INDIAN President Shri Pranab Mukherjee visited Papua New Guinea in late April, as part of a mission to further develop connections between the two nations.
In a joint statement released by the two leaders, Mr Mukherjee and PNG governor general Sir Michael Ogio said the visit had features wide ranging and constructive discussions, underlying close bilateral ties between the two nations.
Both leaders expressed confidence that there was great potential for increased cooperation between the two countries, with PNG keen for larger trade volumes with India.
“Both sides agreed to expedite the conclusion of a Bilateral Investment Promotion and Protection Agreement (IPPA) to facilitate investments,” the statement said.
“Keeping in view India’s desire to achieve energy security, Papua New Guinea agreed to develop new avenues of cooperation with India in exploration and development of Papua New Guinea’s vast oil and gas resources through joint ventures and Indian public and private sector investment in new and existing projects.”

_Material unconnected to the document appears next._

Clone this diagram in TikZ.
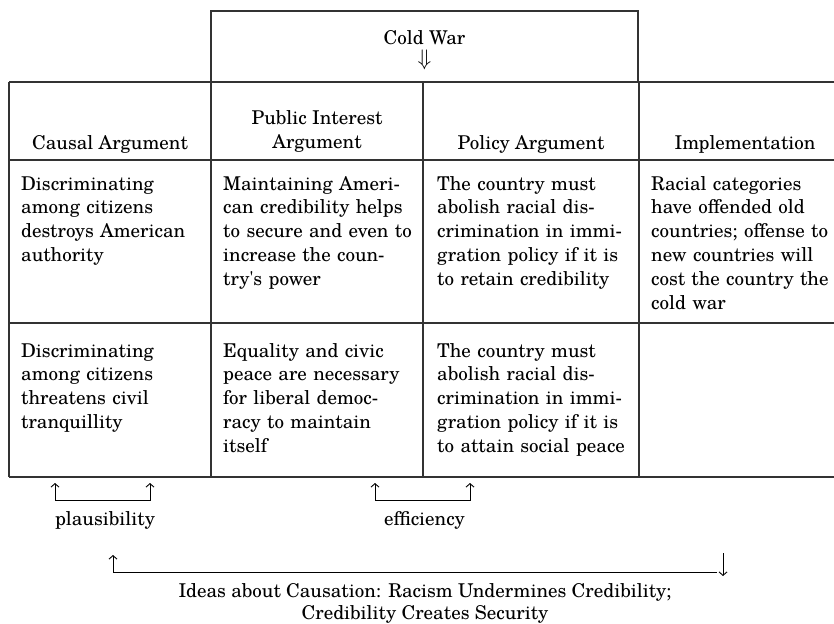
\documentclass[tikz,border=0pt]{standalone}
\usepackage{fontspec}
\usepackage{graphicx}
\setmainfont{texgyreschola}[Extension=.otf,UprightFont=*-regular,BoldFont=*-bold,ItalicFont=*-italic,BoldItalicFont=*-bolditalic,Ligatures=TeXOff]
\usetikzlibrary{arrows.meta}

\tikzset{
  rule/.style={line width=1.1pt, black!80},
  cell/.style={anchor=base west, text width=200pt, align=left, inner sep=0pt},
  head/.style={anchor=base, align=center, inner sep=0pt},
  twin/.style={line width=0.9pt, {Straight Barb[length=3.5pt,width=8pt]}-{Straight Barb[length=3.5pt,width=8pt]}},
  single/.style={line width=0.9pt, -{Straight Barb[length=3.5pt,width=8pt]}},
}

\begin{document}
\begin{tikzpicture}[x=1pt,y=1pt,yscale=-1,xscale=1,font=\fontsize{19}{23.8}\selectfont]
\useasboundingbox (0,0) rectangle (834,623);

%Shape: Cold War box
\draw [rule] (211,82) -- (211,11) -- (638,11) -- (638,82) ;
%Straight Lines: rows
\draw [rule] (9,82) -- (834,82) ;
\draw [rule] (9,160) -- (834,160) ;
\draw [rule] (9,323) -- (834,323) ;
\draw [rule] (9,477) -- (834,477) ;
%Straight Lines: columns
\draw [rule] (9,82) -- (9,477) ;
\draw [rule] (211,82) -- (211,477) ;
\draw [rule] (423,82) -- (423,477) ;
\draw [rule] (639,82) -- (639,477) ;

% Text Node
\node [head] (coldwar) at (424.5,65.5) {Cold War\\[-2.5pt]\scalebox{1.3}{$\Downarrow$}};
% Text Node
\node [head] (causal) at (110,149) {Causal Argument};
\node [head] (public) at (317,148) {Public Interest\\Argument};
\node [head] (policy) at (531,149) {Policy Argument};
\node [head] (implement) at (745,149) {Implementation};

% Text Node
\node [cell] (causal1) at (21,190) {Discriminating\\among citizens\\destroys American\\authority};
\node [cell] (public1) at (223,190) {Maintaining Ameri-\\can credibility helps\\to secure and even to\\increase the coun-\\try's power};
\node [cell] (policy1) at (437,190) {The country must\\abolish racial dis-\\crimination in immi-\\gration policy if it is\\to retain credibility};
\node [cell] (implement1) at (651,190) {Racial categories\\have offended old\\countries; offense to\\new countries will\\cost the country the\\cold war};

% Text Node
\node [cell] (causal2) at (21,357) {Discriminating\\among citizens\\threatens civil\\tranquillity};
\node [cell] (public2) at (223,357) {Equality and civic\\peace are necessary\\for liberal democ-\\racy to maintain\\itself};
\node [cell] (policy2) at (437,357) {The country must\\abolish racial dis-\\crimination in immi-\\gration policy if it is\\to attain social peace};

%Straight Lines: plausibility
\coordinate (plausL) at (55,483);
\coordinate (plausR) at (150,483);
\draw [twin] (plausL) -- ++(0,17) -| (plausR) ;
\node [head] (plaus) at (105,525) {plausibility};

%Straight Lines: efficiency
\coordinate (effL) at (375,483);
\coordinate (effR) at (470,483);
\draw [twin] (effL) -- ++(0,17) -| (effR) ;
\node [head] (eff) at (424.5,525) {efficiency};

%Straight Lines: causation
\coordinate (ideasL) at (113,555);
\coordinate (ideasR) at (717,572);
\coordinate (ideasD) at (723,553);
\draw [single] (ideasR) -| (ideasL) ;
\draw [single] (ideasD) -- ++(0,23) ;
\node [head] (ideas) at (425,619) {Ideas about Causation: Racism Undermines Credibility;\\[-1.8pt]Credibility Creates Security};

\end{tikzpicture}
\end{document}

“Both leaders agreed to enhance bilateral relations in the economic, security, defence, education and health sectors,” the statement said.

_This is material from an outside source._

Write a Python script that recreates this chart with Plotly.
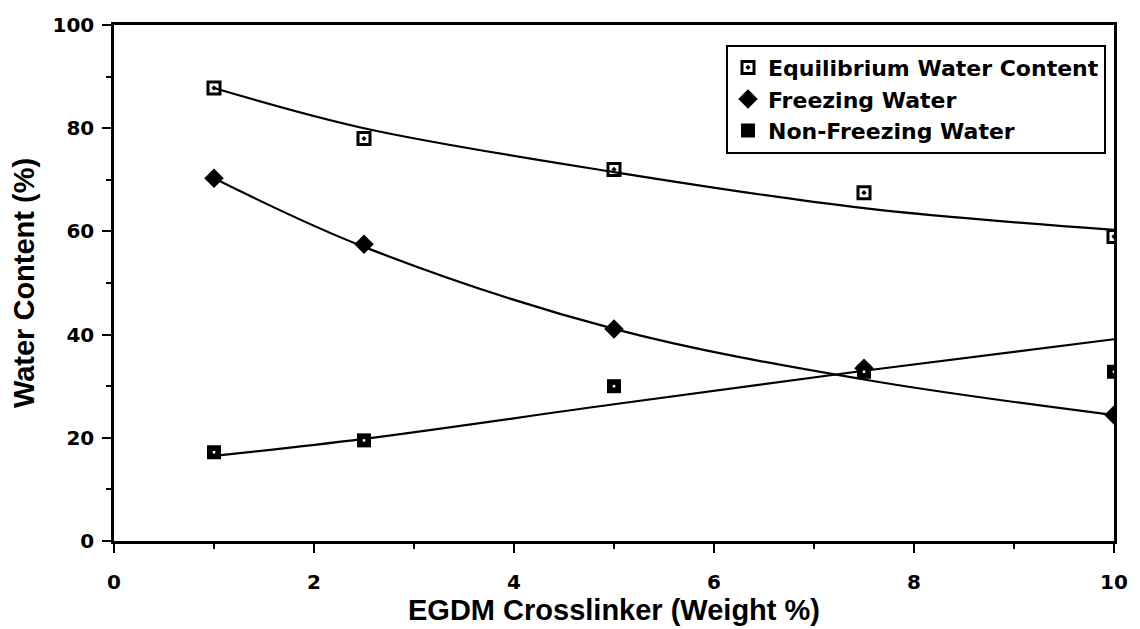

As a means to do this, Papua New Guinea announced it would introduce a visa on arrival for Indian tourists, complementing India’s move to do the same for nationals of Pacific Islands countries in 2015.
A series of memoranda of understanding (MOUs) were signed during the course of the visit, including one on cooperation in the health sector and another for the establishment of a centre of excellence in information technology in Papua New Guinea.

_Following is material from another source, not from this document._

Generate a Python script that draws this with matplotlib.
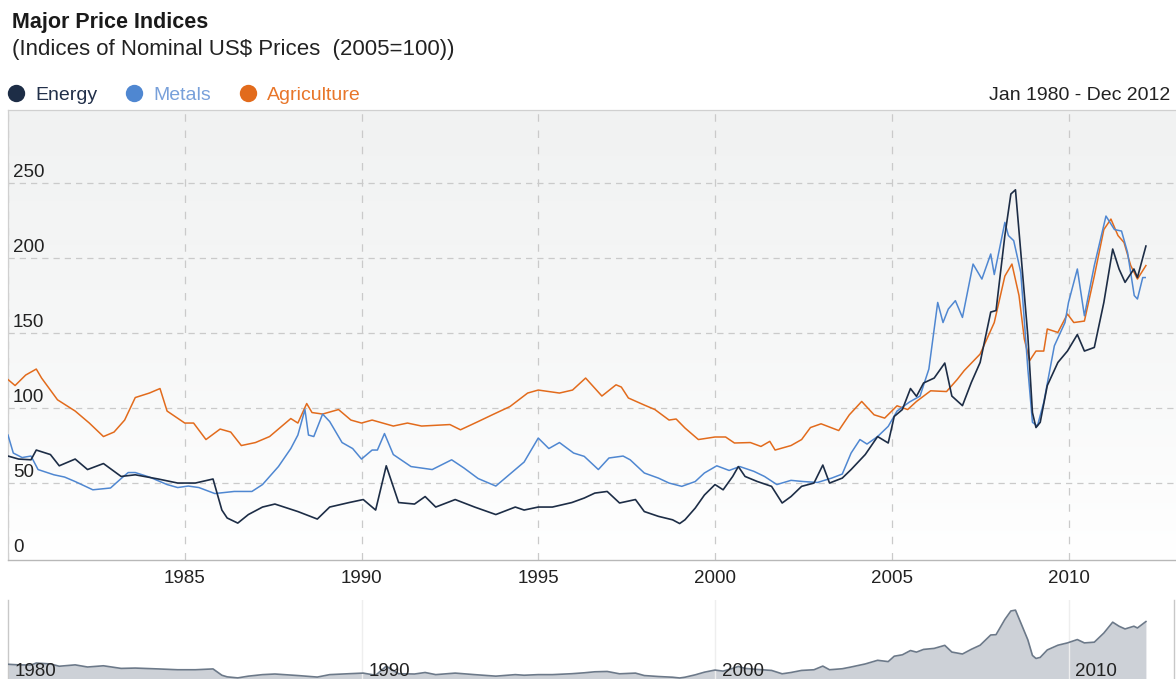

Another MOU for cooperation on agricultural research was signed by the University of Technology, Lae, and the Indian Council of Agricultural Research.
India also pledged to provide a US$100 million credit line for development of infrastructure in PNG, while retroviral drugs and equipment for the treatment of 20,000 HIV patients in Papua New Guinea would also be provided for one year.
Mr Mukerjee also met PNG prime minister Peter O’Neill, discussing opportunities for cooperation in agricultural production, downstream hydrocarbon processing and healthcare and education exchange.
Mr O’Neill said PNG could learn a great deal from India in these fields, adding that its support was appreciated in defence cooperation and the technical and economic cooperation program.
“In food production India has moved from being import-dependent on food, to now being a net food exporter,” he said.
“We further discussed the potential for co-operation in downstream processing for our hydrocarbon sector as we move away from exporting only raw oil and gas.”
Mr O’Neill said India and PNG engage in a number of international forums and this continues to increase.
“Our two countries have a healthy dialogue in the Forum for India-Pacific Islands co-operation and we have offered to host the next meeting in Papua New Guinea,” he said.
“Papua New Guinea fully supports India’s bid for permanent seat on the United Nations Security Council, and we have further pledged our support for India becoming a member of Asia Pacific Economic Cooperation (APEC).”